But it might have corrections sentencing implications, I guess.
Your name made you do it, albeit unconsciously, suggests new research that finds your name can negatively undermine your goals.
Psychologists in marketing at Yale and the University of California, San Diego studying the unconscious influence of names say a preference for our own names and initials — the "name-letter effect" — can have some negative consequences.
Students whose names begin with C or D get lower grades than those whose names begin with A or B; major league baseball players whose first or last names began with K (the strikeout-signifying letter) are significantly more likely to strike out, according to the report published in the December issue of Psychological Science.
"We found that our own-name liking sabotages success for people whose initials match negative performance labels," the report says.
The researchers' work supports a series of studies published since 2002 that have found the "name-letter effect" causes people to make life choices based on names that resemble their own.

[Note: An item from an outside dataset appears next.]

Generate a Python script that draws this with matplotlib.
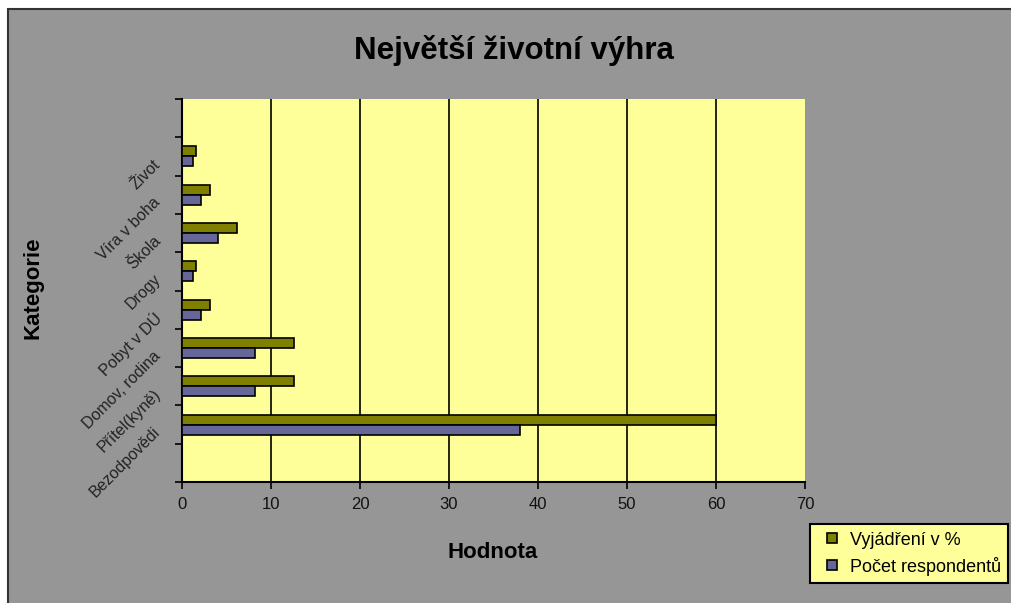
import matplotlib
matplotlib.use("Agg")
import matplotlib.pyplot as plt
import numpy as np
from matplotlib.patches import Rectangle
from matplotlib.lines import Line2D
from matplotlib.transforms import ScaledTranslation

plt.rcParams["font.family"] = ["Liberation Sans", "DejaVu Sans"]

# kategorie odspodu nahoru
kategorie = ["Bezodpovědi", "Přítel(kyně)", "Domov, rodina", "Pobyt v DÚ",
             "Drogy", "Škola", "Víra v boha", "Život"]
procenta = [60.0, 12.6, 12.6, 3.1, 1.6, 6.2, 3.1, 1.6]
pocty = [38.0, 8.2, 8.2, 2.1, 1.2, 4.1, 2.1, 1.2]
x_ticks = [0, 10, 20, 30, 40, 50, 60, 70]

OLIVE = "#808000"
MODRA = "#666699"
ZLUTA = "#FFFF99"
SEDA = "#969696"

W, H = 1011, 603
fig = plt.figure(figsize=(W / 100, H / 100), dpi=100, facecolor="white")
fig.patches.append(Rectangle((8 / W, -0.01), 1.02, 1 - 9 / H + 0.01, transform=fig.transFigure,
                             facecolor=SEDA, edgecolor="#333333", linewidth=1.5, zorder=-10))

ax = fig.add_axes([182 / W, 1 - 482 / H, (805 - 182) / W, (482 - 99) / H])
ax.set_facecolor(ZLUTA)

pos = np.arange(1, len(kategorie) + 1)
h = 0.26
ax.barh(pos + h / 2, procenta, height=h, color=OLIVE, edgecolor="black", linewidth=1.2, zorder=3)
ax.barh(pos - h / 2, pocty, height=h, color=MODRA, edgecolor="black", linewidth=1.2, zorder=3)

ax.set_xlim(0, 70)
ax.set_ylim(-0.5, len(kategorie) + 1.5)
ax.set_xticks(x_ticks)
ax.set_xticklabels([str(t) for t in x_ticks], fontsize=12, color="#111111")
for t in x_ticks[1:-1]:
    ax.axvline(t, color="black", linewidth=1.2, zorder=1)

ax.set_yticks(pos)
ax.set_yticklabels(kategorie, rotation=45, ha="right", va="top",
                   rotation_mode="anchor", fontsize=11.5, color="#222222")
posun = ScaledTranslation(0, -10 / 72, fig.dpi_scale_trans)
for lab in ax.get_yticklabels():
    lab.set_transform(lab.get_transform() + posun)
ax.tick_params(axis="y", which="major", length=0, pad=21)
ax.set_yticks(np.arange(-0.5, len(kategorie) + 2), minor=True)
ax.tick_params(axis="y", which="minor", length=5, width=1.2, direction="out")
ax.tick_params(axis="x", length=5, width=1.2, direction="out", pad=6)

for s in ["top", "right"]:
    ax.spines[s].set_visible(False)
for s in ["left", "bottom"]:
    ax.spines[s].set_linewidth(1.5)

fig.text(514 / W, 1 - 50 / H, "Největší životní výhra", ha="center", va="center",
         fontsize=22.5, fontweight="bold")
fig.text(493 / W, 1 - 552 / H, "Hodnota", ha="center", va="center",
         fontsize=16, fontweight="bold")
fig.text(33 / W, 1 - 288 / H, "Kategorie", ha="center", va="center", rotation=90,
         fontsize=16, fontweight="bold")

znacky = [Line2D([], [], marker="s", linestyle="", markersize=7.5, markerfacecolor=c,
                 markeredgecolor="black", markeredgewidth=1.2) for c in (OLIVE, MODRA)]
leg = fig.legend(znacky, ["Vyjádření v %", "Počet respondentů"],
                 loc="lower right", bbox_to_anchor=(1008 / W, 1 - 583 / H),
                 frameon=True, fancybox=False, fontsize=13, handlelength=1.6,
                 handletextpad=0.2, borderpad=0.4, labelspacing=0.45,
                 borderaxespad=0)
leg.get_frame().set_facecolor(ZLUTA)
leg.get_frame().set_edgecolor("black")
leg.get_frame().set_linewidth(1.5)
leg.get_frame().set_alpha(1)

fig.savefig("out.png", dpi=100, facecolor="white")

Those studies by Brett Pelham, an associate professor of psychology at SUNY University at Buffalo, have found that people are disproportionately likely to live in states or cities resembling their names, have careers that resemble their names and even marry those whose surnames begin with the same letter as their own.
"If this is an unconscious preference, it suggests we don't really have free will about certain important decisions," Pelham says. "We don't really make those decisions for the reasons we thought we did."
The twist, Pelham says, is that he has believed the name-letter effect would apply only to positive outcomes. Nelson and Simmons, he says, are "showing it applies more so to negative things than positive things."
I guess now you know what grade I made in school. Anyone want a DOC data set to do some analysis?